[ayso45-refs] U-11 goal kick and substitution situation

Randy Harr randyh at socref.net
Sun Sep 2 02:02:44 EDT 2007


Brian,

A situation like you described sounds very odd for sure.  It appears 
like there may have been a sequence of errors.  If you have the game 
info, I can talk to the referee to better understand what he thought 
happened.  (Even let me know if it was a CY game as I work with and know 
most of the local staff there as well.)

There is no situation that I can come up with which would award an IFK 
the way you described.  Let me take you through the logic.

a) Lets assume the referee was not aware the substitution procedure had 
not completed (otherwise, he would have whistled telling them it was not 
a proper restart because the substitution had not finished.  The restart 
is the original restart -- the goal kick.)

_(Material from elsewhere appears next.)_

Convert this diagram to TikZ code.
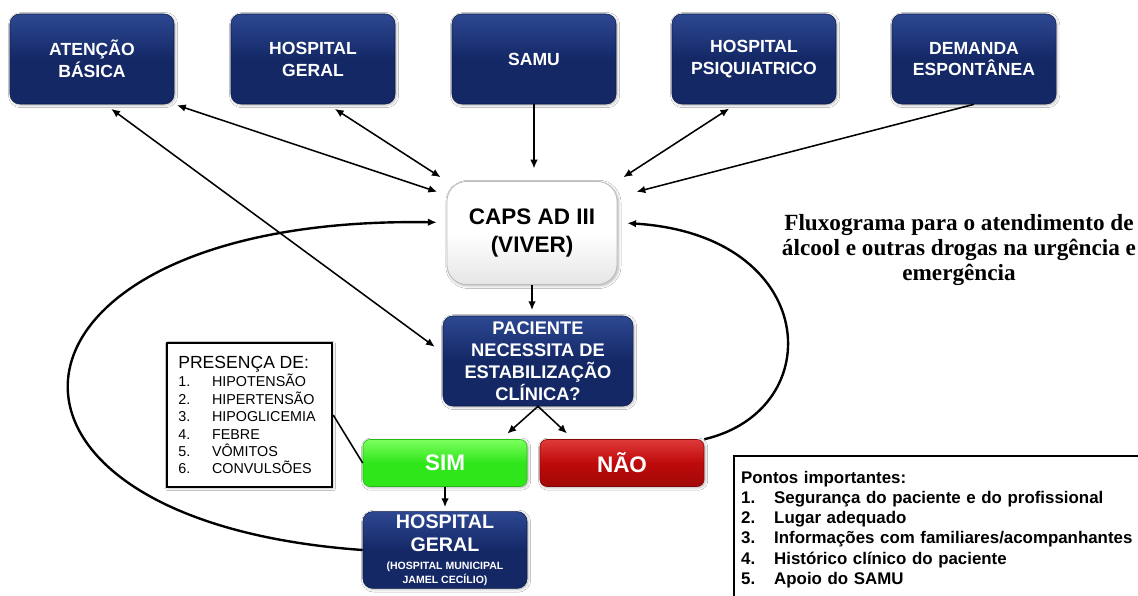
\documentclass[tikz,border=0pt]{standalone}
\usepackage{fontspec}
\setmainfont{Liberation Serif}
\setsansfont{Liberation Sans}
\usepackage{tikz}
\usetikzlibrary{arrows.meta,calc,shadows.blur}
\definecolor{navy}{HTML}{142866}
\definecolor{navytop}{HTML}{2D4892}
\definecolor{simgreen}{HTML}{2FE61A}
\definecolor{simtop}{HTML}{7CFF5E}
\definecolor{naored}{HTML}{BE0A0A}
\definecolor{naotop}{HTML}{E03A3A}
\definecolor{capsedge}{HTML}{BDBDBD}
\tikzset{
  >={Latex[length=2.2mm,width=1.9mm]},
  unit/.style={
    rounded corners=7pt,
    draw=navy!70!black,
    line width=0.4pt,
    top color=navytop, bottom color=navy, middle color=navy,
    blur shadow={shadow blur steps=4, shadow xshift=0.8pt, shadow yshift=-0.8pt, shadow opacity=30},
    text=white,
    align=center,
    font=\sffamily\bfseries\fontsize{12.5}{15.6}\selectfont,
    minimum width=4.1cm,
    minimum height=2.25cm,
    inner sep=2pt
  },
  hub/.style={
    rounded corners=14pt,
    draw=capsedge,
    line width=0.6pt,
    top color=white, bottom color=black!10, middle color=white,
    blur shadow={shadow blur steps=5, shadow xshift=1pt, shadow yshift=-1pt, shadow opacity=30},
    align=center,
    font=\sffamily\bfseries\fontsize{16}{20}\selectfont,
    minimum width=4.25cm,
    minimum height=2.575cm
  },
  answer/.style={
    rounded corners=5pt,
    text=white,
    font=\sffamily\bfseries\fontsize{16}{19}\selectfont,
    minimum width=4.1cm,
    minimum height=1.175cm,
    blur shadow={shadow blur steps=4, shadow xshift=0.8pt, shadow yshift=-0.8pt, shadow opacity=30}
  },
  yesbox/.style={answer, draw=simgreen!80!black, top color=simtop, bottom color=simgreen, middle color=simgreen},
  nobox/.style={answer, draw=naored!70!black, top color=naotop, bottom color=naored!85!black, middle color=naored},
  checklist/.style={
    draw=black,
    line width=1.8pt,
    fill=white,
    align=left,
    font=\sffamily\fontsize{10.2}{12.4}\selectfont,
    inner xsep=8pt,
    text width=3.56cm,
    minimum height=3.6cm,
    blur shadow={shadow blur steps=3, shadow xshift=0.8pt, shadow yshift=-0.8pt, shadow opacity=25}
  },
  pointsbox/.style={
    draw=black,
    line width=1.6pt,
    fill=white,
    align=left,
    anchor=north west,
    font=\sffamily\bfseries\fontsize{12}{14.4}\selectfont,
    inner xsep=5pt,
    inner ysep=10.5pt,
    text width=11cm,
    text depth=4cm
  },
  heading/.style={font=\rmfamily\bfseries\fontsize{16.5}{17.8}\selectfont, align=center},
  flowedge/.style={line width=1.1pt, ->},
  twoway/.style={line width=1.1pt, <->},
  loopedge/.style={line width=1.7pt, ->, shorten >=7pt}
}
\newcommand{\itemnum}[1]{\makebox[24pt][l]{#1}}
\newcommand{\pointnum}[1]{\makebox[23.5pt][l]{#1}}

\begin{document}
\begin{tikzpicture}[x=0.025cm,y=-0.025cm]
\useasboundingbox (0,0) rectangle (1138,595);
\fill[white] (0,0) rectangle (1138,595);

% entry points
\node[unit] (atencao) at (92,59) {ATENÇÃO\\BÁSICA};
\node[unit] (hgeral) at (313,59) {HOSPITAL\\GERAL};
\node[unit] (samu) at (534,59) {SAMU};
\node[unit] (psiq) at (754,59) {HOSPITAL\\PSIQUIATRICO};
\node[unit] (demanda) at (974,59) {DEMANDA\\ESPONTÂNEA};

% flow
\node[hub] (caps) at (532,233) {CAPS AD III\\(VIVER)};
\node[unit, minimum width=4.75cm, font=\sffamily\bfseries\fontsize{13}{15.6}\selectfont] (paciente) at (538,361)
  {PACIENTE\\NECESSITA DE\\ESTABILIZAÇÃO\\CLÍNICA?};
\node[yesbox] (sim) at (445,463) {SIM};
\node[nobox] (nao) at (622,463) {NÃO};
\node[unit, minimum height=1.9cm, font=\sffamily\bfseries\fontsize{14}{16.5}\selectfont] (hgbot) at (445,550)
  {HOSPITAL\\GERAL\\[-3.7pt]{\fontsize{7.5}{9}\selectfont(HOSPITAL MUNICIPAL}\\[-6.5pt]{\fontsize{7.5}{9}\selectfont JAMEL CECÍLIO)}};

% notes
\node[checklist] (presenca) at (249.5,415)
  {{\fontsize{12.5}{14}\selectfont PRESENÇA DE:}\\[0.8pt]
   \itemnum{1.}HIPOTENSÃO\\
   \itemnum{2.}HIPERTENSÃO\\
   \itemnum{3.}HIPOGLICEMIA\\
   \itemnum{4.}FEBRE\\
   \itemnum{5.}VÔMITOS\\
   \itemnum{6.}CONVULSÕES};
\node[pointsbox] (pontos) at (733,455)
  {Pontos importantes:\\
   \pointnum{1.}Segurança do paciente e do profissional\\
   \pointnum{2.}Lugar adequado\\
   \pointnum{3.}Informações com familiares/acompanhantes\\
   \pointnum{4.}Histórico clínico do paciente\\
   \pointnum{5.}Apoio do SAMU};
\node[heading] (titulo) at (959,250)
  {Fluxograma para o atendimento de\\álcool e outras drogas na urgência e\\emergência};

% connectors
\draw[twoway, shorten <=2pt, shorten >=7pt] (atencao.south east) -- (caps.156);
\draw[twoway, shorten <=5.5pt, shorten >=7pt] (atencao.-74) -- (paciente.175);
\draw[twoway, shorten <=6pt, shorten >=5pt] (hgeral.-72) -- (caps.north west);
\draw[twoway, shorten <=5.5pt, shorten >=5pt] (psiq.-112) -- (caps.north east);
\draw[flowedge, shorten >=14pt] (demanda.south) -- (caps.23);
\draw[flowedge, shorten >=9pt] (samu.south) -- (samu.south |- caps.north);
\draw[flowedge, shorten >=4pt] (caps.south) -- (caps.south |- paciente.north);
\foreach \a/\b/\s in {paciente.south/sim.23/6pt, paciente.south/nao.154/6pt, sim.south/hgbot.north/3pt}
  \draw[flowedge, shorten >=\s] (\a) -- (\b);
\draw[line width=1.1pt] (presenca.east) -- (sim.west);

\draw[loopedge] (hgbot.west) .. controls (-60,520) and (-20,215) .. (caps.173);
\draw[loopedge] (nao.north east) .. controls (830,410) and (820,235) .. (caps.7);
\end{tikzpicture}
\end{document}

b) Lets assume that no misconduct happened (otherwise, the referee would 
have visibly shown a card).  But even if misconduct did happen and that 
is why he stopped play, there is likely no way an IFK restart in the 
penalty area could have been the result unless the ball had already come 
into play by leaving the penalty area.

The only possible scenario for an IFK near the goal area as described is if:
a) the referee thought the substitution procedure had completed,
b) the referee stopped play for misconduct after the ball came into play 
(left the penalty area),
c) the misconduct was VC between two defenders where he awarded the IFK

But no cards were shown and no players sent off.  So given the 
information provided, one has to conclude there was a misapplication of 
the laws.  The only way to clarify this is to talk to the referee.

Randy Harr
Director of Referee Instruction
Area 2A Silicon Valley

Detailed Logic:
============
If the referee blew the whistle because the substitution was not 
complete, then he was simply continuing to delay the restart and not 
stopping play that officially did not start.  An incomplete substitution 
is 100% the referee's issue; no one else's fault.  He must call the 
substitutes onto the field and is instructed to do so only after the 
players being substituted have left the field.  If the referee waives 
the subs on before the other players have left the field, then the coach 
must listen to the referee on this.  It cannot be the coaches fault with 
that.  And the referee has to deal with consequences he creates by not 
following procedure.

If the referee told the defenders to wait for the substitution, and the 
defenders defied his order, then the referee could potentially give a 
misconduct to the defenders for openly defying his order and trying to 
restart.  But I would be hard pressed to do this unless I had my hand in 
the air indicating a held restart, I was watching and communicating to 
them and knew they heard and understood me, and then they were openly 
defying the order anyway.  Even if misconduct was given to the defense 
for this situation, the restart is still the goal kick because the ball 
was not ever in play by definition.  In fact, if misconduct is given for 
the improper restart against his order, the referee must be accepting 
the ball was never in play and thus restart with the goal kick.

So lets assume the referee thought the substitution had completed and 
that he was not holding up the restart.

The ball is not in play until it leaves the Penalty Area and only then 
is it a proper and completed restart.  Anything that happens before this 
and the original restart must simply be taken.  Including misconduct (or 
what would otherwise be a foul if the ball was in play).  Misconduct 
while the ball is out of play simply results with the originally planned 
restart after dealing with the misconduct.

If something happened after the ball left the Penalty Area (proper 
restart), then it must have been misconduct in the Penalty Area to pull 
the ball back there.  It could not have been a DFK foul (even though 
off-the-ball) because that would not be an IFK restart for the attacking 
team.  And there is no other off-the-ball IFK foul that could pull the 
ball back there either.  So it would have to be misconduct (unless the 
referee is compounding errors he made earlier).

The only scenario that I can think of is VC between two defenders in the 
goal area.  Then this could stop the game and result in an IFK awarded 
at the site of the misconduct to the attacking team.  (see table 12.35 
in the USSF Advice to Referees on VC and restarts.)  But you did not 
mention any cards, especially not any send-offs, so this does not seem 
plausible.  Hence I can only conclude with the information available 
that the referee was confused and did not apply the laws correctly.

Special circumstances would always move the restart by the attacking 
team out to the edge of the goal area.

So you can see how the logic goes (hopefully).  It sounds like the 
referee let things get out of control and made several mistakes that 
compounded.  (In fact, you never mentioned if the restart IFK went 
directly into goal or was a proper goal by touching another player 
before entering the goal.)  You are welcome to email me privately of the 
details (game time, field, teams if known) and I will try to follow-up.

But I think someone needs to ask the referee what they thought happened 
and what they applied.  The apparent and likely answer is they 
misapplied the laws and made a mistake.

Did I miss something in the laws or the description as given?